You didn't say which fuse was burned. Both the IDM fuse (8) and the PCM fuse (9) are 30 amp. The PCM fuse also powers the fuel bowl heater element if I remember correctly. Jumping a fuse can cause some serious damage, so be careful when doing that.
Pulling the connector off your ICP sensor just sets the IPR to a default 700 psi.
I hope someone who has gone through this will be able to help out. Low voltage does weird things to these trucks. Double check your grounds and keep your batteries topped off on a tender until you can get this figured out. You need at least 300 rpm to start these engines.
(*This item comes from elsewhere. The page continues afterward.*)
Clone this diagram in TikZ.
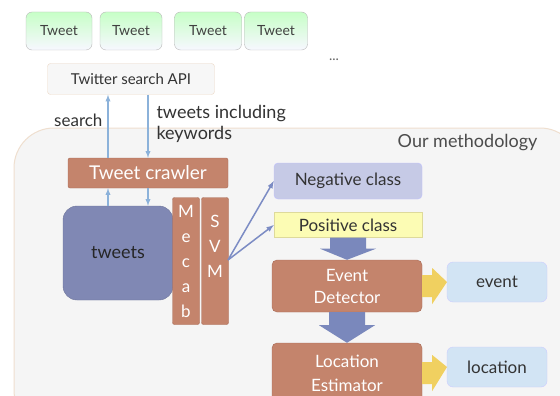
\documentclass[tikz,border=0pt]{standalone}
\usepackage{fontspec}
\setmainfont{Lato}
\usetikzlibrary{calc}
\definecolor{brownbox}{HTML}{C4846C}
\definecolor{brownline}{HTML}{A86A56}
\definecolor{tweetsblue}{HTML}{8088B4}
\definecolor{thinarrow}{HTML}{8CB2DA}
\definecolor{svmarrow}{HTML}{7C8CC4}
\definecolor{bigblue}{HTML}{7A88BC}
\definecolor{bigyellow}{HTML}{F0D060}
\definecolor{negfill}{HTML}{C6CAE6}
\definecolor{posfill}{HTML}{FCFCB4}
\definecolor{outfill}{HTML}{D2E4F4}
\tikzset{
  tweetbox/.style={draw=gray!55,rounded corners=6pt,top color=green!22,bottom color=blue!3,
    minimum height=38pt,text=black!75,font=\fontsize{14}{16}\selectfont},
  brownbox/.style={draw=brownline,fill=brownbox,text=white,rounded corners=2pt},
  bar/.style={brownbox,minimum width=27pt,minimum height=127pt},
  bartext/.style={text=white,align=center,font=\fontsize{17}{25}\selectfont},
  outbox/.style={draw=blue!20,fill=outfill,rounded corners=6pt,minimum width=100pt,
    text=black!80,font=\fontsize{17}{19}\selectfont},
  classbox/.style={minimum width=148pt,text=black!80,font=\fontsize{17}{19}\selectfont},
  thin/.style={draw=thinarrow,line width=1.3pt,-latex},
  svmline/.style={draw=svmarrow,line width=1.5pt,-latex}
}
\begin{document}
\begin{tikzpicture}[x=1pt,y=-1pt]
\useasboundingbox (0,0) rectangle (560,396);
\fill[white] (0,0) rectangle (560,396);
\draw[draw=brown!25,fill=black!4,rounded corners=40pt,line width=1pt] (14,128) rectangle (580,430);
\node[text=black!70,font=\fontsize{18}{20}\selectfont,anchor=east] (ourm) at (541,143) {Our methodology};

\node[tweetbox,minimum width=66pt] (tw1) at (59,31) {Tweet};
\node[tweetbox,minimum width=62pt] (tw2) at (131,31) {Tweet};
\node[tweetbox,minimum width=67pt] (tw3) at (208,31) {Tweet};
\node[tweetbox,minimum width=63pt] (tw4) at (276,31) {Tweet};
\node[text=black!60,font=\fontsize{14}{16}\selectfont] (dots) at (334,60) {...};
\node[draw=brown!30,fill=black!3,rounded corners=3pt,minimum width=167pt,minimum height=31pt,
  text=black!80,font=\fontsize{15}{17}\selectfont] (api) at (131,79) {Twitter search API};

\node[brownbox,minimum width=160pt,minimum height=30pt,font=\fontsize{19}{21}\selectfont] (crawler) at (148,173) {Tweet crawler};
\node[fill=tweetsblue,draw=tweetsblue!85!black,rounded corners=14pt,minimum width=110pt,minimum height=94pt,
  text=black!85,font=\fontsize{18}{20}\selectfont] (tweets) at (118,253) {tweets};
\node[bar] (mecab) at (186,261) {};
\node[bartext,below=4pt] (mecabtxt) at (mecab.north) {M\\e\\c\\a\\b};
\node[bar] (svm) at (215,261) {};
\node[bartext,below=14pt] (svmtxt) at (svm.north) {S\\V\\M};

\draw[thin] (crawler.north -| 108,0) -- (api.south -| 108,0);
\draw[thin] (tweets.north -| 108,0) -- (crawler.south -| 108,0);
\draw[thin] (api.south -| 148,0) -- (crawler.north -| 148,0);
\draw[thin] (crawler.south -| 148,0) -- (tweets.north -| 148,0);
\node[text=black!80,font=\fontsize{17}{19}\selectfont,anchor=east] (searchlbl) at (106,120) {search};
\node[text=black!80,font=\fontsize{18}{21}\selectfont,align=left,anchor=north west] (kwlbl) at (153,102) {tweets including\\keywords};

\node[classbox,draw=blue!25,fill=negfill,rounded corners=4pt,minimum height=36pt] (neg) at (348,181) {Negative class};
\node[classbox,draw=yellow!50!gray!60,fill=posfill,minimum height=25pt] (pos) at (348,225) {Positive class};
\coordinate (svmout) at (228,260);
\draw[svmline] (svmout) -- (neg.west);
\draw[svmline] (svmout) -- (pos.west);

\node[brownbox,rounded corners=5pt,minimum width=150pt,minimum height=52pt,align=center,
  font=\fontsize{17}{22}\selectfont] (evdet) at (347,286) {Event\\Detector};
\node[brownbox,rounded corners=5pt,minimum width=150pt,minimum height=60pt,align=center,
  font=\fontsize{17}{24}\selectfont] (locest) at (347,373) {Location\\Estimator};
\node[outbox,minimum height=40pt] (event) at (497,282) {event};
\node[outbox,minimum height=40pt] (location) at (497,367) {location};

% block arrows
\fill[bigblue] ($(pos.south)+(-18,0)$) -- ++(36,0) -- ++(0,11) -- ++(10,0) -- (evdet.north)
  -- ($(pos.south)+(-28,11)$) -- ++(10,0) -- cycle;
\fill[bigblue] ($(evdet.south)+(-18,0)$) -- ++(36,0) -- ++(0,13) -- ++(10,0) -- (locest.north)
  -- ($(evdet.south)+(-28,13)$) -- ++(10,0) -- cycle;
\fill[bigyellow] ($(evdet.east)+(0,-11)$) -- ++(10,0) -- ++(0,-7) -- (event.west -| 447,0)
  -- ($(evdet.east)+(10,18)$) -- ++(0,-7) -- ++(-10,0) -- cycle;
\fill[bigyellow] ($(locest.east)+(0,-11)$) -- ++(10,0) -- ++(0,-7) -- (location.west -| 447,0)
  -- ($(locest.east)+(10,18)$) -- ++(0,-7) -- ++(-10,0) -- cycle;
\end{tikzpicture}
\end{document}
To your ICP question, NO, you do NOT want to remove the sensor. You'd get a nice blast of high-pressure oil out of the hole when you crank the key if you did that. The purpose of that exercise is to eliminate a faulty ICP electronically from the PCM inputs.
You really shouldn't just jumper fuse sockets, esp. for something electronic like the IDM. Spare fuses of all applicable sizes and fuse ratings are as important to carry in the glove box as spare bulbs of all applicable sizes/types. Granted, those maxifuses aren't cheap, but they're cheaper than the components they protect.
The 30 amp fuse I mentioned was one under the hood that was labeled in the owners manual as being for charging a trailer battery. I just couldn't remember which location it was numbered as. Seems to be unrelated to my no start issue. All other fuses and IDM and PCM relays check out fine.
To your ICP question, NO, you do NOT want to remove the sensor. You'd get a nice blast of high-pressure oil out of the hole when you crank the key if you did that. The purpose of that exercise is to eliminate a faulty ICP electronically from the PCM inputs.
You really shouldn't just jumper fuse sockets, esp. for something electronic like the IDM. Spare fuses of all applicable sizes and fuse ratings are as important to carry in the glove box as spare bulbs of all applicable sizes/types. Granted, those maxifuses aren't cheap, but they're cheaper than the components they protect.
Good note on the ICP
Haven't tried a buzz test. I've just been pulling my codes off of an edge evolution programmer that came with the truck. Don't have a proper scanner for a buzz test.